Изменить размер шрифта - +
Выплеснув муть, она налила в кружку спирту.

— Чистый! Пей!

Ринчин залпом выпил и принялся растирать живот в разных направлениях, приговаривая:

— Сдыхают!.. Сдыхают!..

— Тебе бы сейчас стекло в брюхо вставить, аквариум был бы — во! — рассмеялся мичман Чиж.

— Подождите, они у него еще там заквакают! — предупредил Филипп Андреевич.

А Егор Семенович рассудил:

— Посмеялись надо мной в тот раз — бог и наказал! Не все мне пакость глотать, — серьезнее добавил он.

— Ну, как? — тревожно спросила врачиха.

— Кажется, порядок, — ответил Ринчин. — Не заквакают!

— А-а! — проржал Димка.

Давлет прыснул:

— Вот уж что я люблю, так это как юнга Баба-Яга смеется! Помирать буду, а вспомню его смех — и не помру! Баба-Яга, не в службу, а в дружбу, посмейся еще! — подходя к нам, попросил Филипп Андреевич. — В честь праздника!

Но Димка уже и без просьбы еле сдерживался. Зажав рот обеими ладонями, он мотался и дергался между мной и Задолей, пока, наконец, не прорвало его заглушку, и он выдал во все горло свое «а-а». Давлет закатился в кудахтанье.

Но личный состав холодновато поддержал этот хохочущий дуэт — слишком уж много внимания уделил начальник одному юнге. Уловив это, мичман Чиж тронул кнопки баяна и запел про усталую подлодку, которая из глубины идет домой. И все мы вдруг почувствовали, что тоже устали, и притихли.

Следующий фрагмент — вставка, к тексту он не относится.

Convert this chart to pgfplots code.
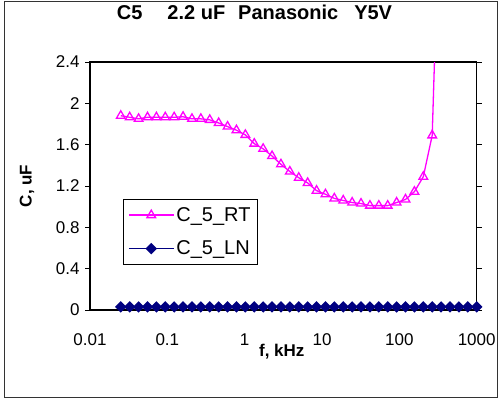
\documentclass[border=0pt]{standalone}
\usepackage{pgfplots}
\pgfplotsset{compat=1.18}
\usepackage{fontspec}
\setmainfont{Liberation Sans}
\definecolor{rtmag}{RGB}{255,0,255}
\definecolor{lnnavy}{RGB}{0,0,128}
\begin{document}
\begin{tikzpicture}
\useasboundingbox (0pt,0pt) rectangle (500pt,400pt);
\draw[line width=1pt,black!80] (4pt,3pt) rectangle (497pt,398pt);
\begin{axis}[
  at={(90pt,90pt)}, anchor=south west,
  scale only axis, width=386.7pt, height=248pt,
  xmode=log, xmin=0.01, xmax=1000,
  ymin=0, ymax=2.4,
  xtick={0.01,0.1,1,10,100,1000},
  xticklabels={0.01,0.1,1,10,100,1000},
  ytick={0,0.4,0.8,1.2,1.6,2,2.4},
  yticklabels={0,0.4,0.8,1.2,1.6,2,2.4},
  minor xtick={},
  xtick style={draw=none},
  ytick style={line width=0.8pt,black},
  tick align=outside, major tick length=5pt,
  axis line style={line width=1.2pt,black},
  ticklabel style={font=\fontsize{17}{20}\selectfont},
  /pgf/number format/assume math mode=true,
  xticklabel style={yshift=-15pt},
  yticklabel style={xshift=-2pt},
  title={\fontsize{20}{24}\selectfont\bfseries C5\hspace{25pt}2.2 uF\hspace{13pt}Panasonic\hspace{16pt}Y5V},
  title style={at={(rel axis cs:0.4254,1.177)}, anchor=center, yshift=0pt},
  xlabel={\fontsize{17}{20}\selectfont\bfseries f, kHz},
  xlabel style={at={(rel axis cs:0.496,-0.169)}, anchor=center},
  ylabel={\fontsize{17}{20}\selectfont\bfseries C, uF},
  ylabel style={at={(rel axis cs:-0.163,0.5)}, anchor=center},
  legend style={at={(rel axis cs:0.0846,0.4476)}, anchor=north west,
    draw=black, line width=0.8pt, font=\fontsize{20}{24}\selectfont,
    row sep=14pt, inner xsep=5pt, inner ysep=6pt},
  legend cell align=left,
  legend image code/.code={
    \draw[#1,line width=1.3pt] (0pt,0pt) -- (45pt,0pt);
    \draw[#1,line width=1.3pt] plot[only marks] coordinates {(22.5pt,0pt)};
  },
]
\addplot[rtmag, line width=1.3pt, mark=triangle, mark size=5pt,
  mark options={solid, line width=1.3pt, fill=white},
  mark indices={1,...,36}] coordinates {
(0.0250,1.88) (0.0326,1.865) (0.0425,1.85) (0.0554,1.865) (0.0722,1.865)
(0.0940,1.865) (0.1225,1.865) (0.1597,1.87) (0.2082,1.85) (0.2713,1.85)
(0.3536,1.84) (0.4609,1.81) (0.6008,1.775) (0.7827,1.74) (1.020,1.695)
(1.330,1.61) (1.733,1.56) (2.259,1.49) (2.944,1.41) (3.837,1.34)
(5.001,1.28) (6.518,1.23) (8.494,1.155) (11.07,1.12) (14.43,1.08)
(18.80,1.06) (24.51,1.04) (31.94,1.03) (41.63,1.01) (54.25,1.01)
(70.70,1.01) (92.15,1.04) (120.1,1.07) (156.5,1.145) (204.0,1.29)
(265.9,1.69) (346.5,4.5)
};
\addlegendentry{C\_5\_RT}
\addplot[lnnavy, line width=1.3pt, mark=square*, mark size=3.4pt,
  mark options={solid, rotate=45, fill=lnnavy}] coordinates {
(0.0250,0.03) (0.0326,0.03) (0.0425,0.03) (0.0554,0.03) (0.0722,0.03)
(0.0940,0.03) (0.1225,0.03) (0.1597,0.03) (0.2082,0.03) (0.2713,0.03)
(0.3536,0.03) (0.4609,0.03) (0.6008,0.03) (0.7827,0.03) (1.020,0.03)
(1.330,0.03) (1.733,0.03) (2.259,0.03) (2.944,0.03) (3.837,0.03)
(5.001,0.03) (6.518,0.03) (8.494,0.03) (11.07,0.03) (14.43,0.03)
(18.80,0.03) (24.51,0.03) (31.94,0.03) (41.63,0.03) (54.25,0.03)
(70.70,0.03) (92.15,0.03) (120.1,0.03) (156.5,0.03) (204.0,0.03)
(265.9,0.03) (346.5,0.03) (451.6,0.03) (588.6,0.03) (767.1,0.03)
(1000,0.03)
};
\addlegendentry{C\_5\_LN}
\end{axis}
\end{tikzpicture}
\end{document}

Дрова осели еще раз, плотнее, и, подпустив темноту и прохладу к нашим спинам, притухли, чтобы чуть погодя, накопив жару, дыхнуть последним пламенем.

— Ну, юнги... — сказал Филипп Андреевич.

— На горшок — и в постель! — продолжил кто-то.

— Золотые слова!

— И вовремя сказанные! — дополнил тот же голос.

— Правильно!

 

20

 

Этой ночью лагерь успокаивался с трудом, хоть и легли поздно. Оказалось, что мы устали только для костра, для песен, а для кубрика, для бесед в тесном кружке, да под одеялом, силы еще нашлись. Внезапные клички за день как бы набрали прочность и словно открыли в нас что-то новое, пробудив свежий интерес друг к другу. Все шептались, там и тут вспыхивали споры, в гальюн отправлялись толпами — один по нужде, а пятеро за компанию.

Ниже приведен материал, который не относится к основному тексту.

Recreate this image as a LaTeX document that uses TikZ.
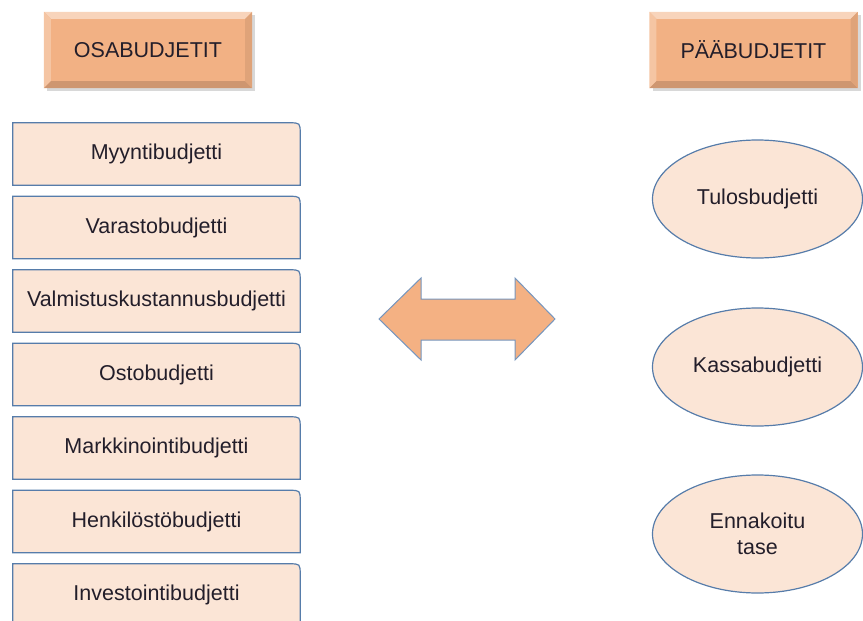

Порядок наших кроватей не совпадал со строевым порядком, но у шкентельных — у меня, Димки и Мишки — совпал. Земноводный, как всегда, умолк после нескольких фраз и запыхтел засыпая, — даже сон ему давался тяжело. Димкина кличка давно пообтерлась, и я не был склонен шушукаться с ним — мне хотелось поизучать самого себя и детально провспоминать весь сегодняшний день. Но Баба-Яга этого неулавливал, сыпал ерунду за ерундой, и я вдруг с неудовольствием отметил про себя, что он часто бывает чересчур назойлив и чересчур, до глупого, дурашлив. К чему, например, смеялся по заказу у костра? Пусть и Филипп Андреевич попросил, мало ли что! Меру-то знать надо! Отшутился бы, сказал бы, что, мол, потом, а то залился — артист, видите ли! Вообще Димке надо работать над своим смехом — смеяться так уж смеяться, а не визжать недорезанно!

Подумал я так и смутился, вспомнив те трещины в дружбе, о которых говорил мне Олег, и, как бы поспешно замазывая их, сам принялся болтать о всякой чепухе.

— А ну, тихо! — крикнул Юра Задоля.

Во сне простонал Земноводный.

— Димк, — шепнул я.

— Не Димк, а Баба-Яга! — поправил тот. — Услышит Филипп Андреевич — даст! Плюшки-в-сараюш-ке!

— Я шепотком.

— Может, он за палаткой подслушивает!

— Вечно у тебя «может»! — осердился я. — Кончай жрать второе у Земноводного — вот что, уважаемый Баба Яга! Здесь тебе не избушка на курьих ножках, а военно-морской лагерь «Ермак», где все и всем поровну, понял?

— Как это?

— А так!

— Мы же договорились!

— А теперь раздоговаривайтесь! Он голодным остается! И может упасть в обморок! Это с ним бывает, он говорил мне.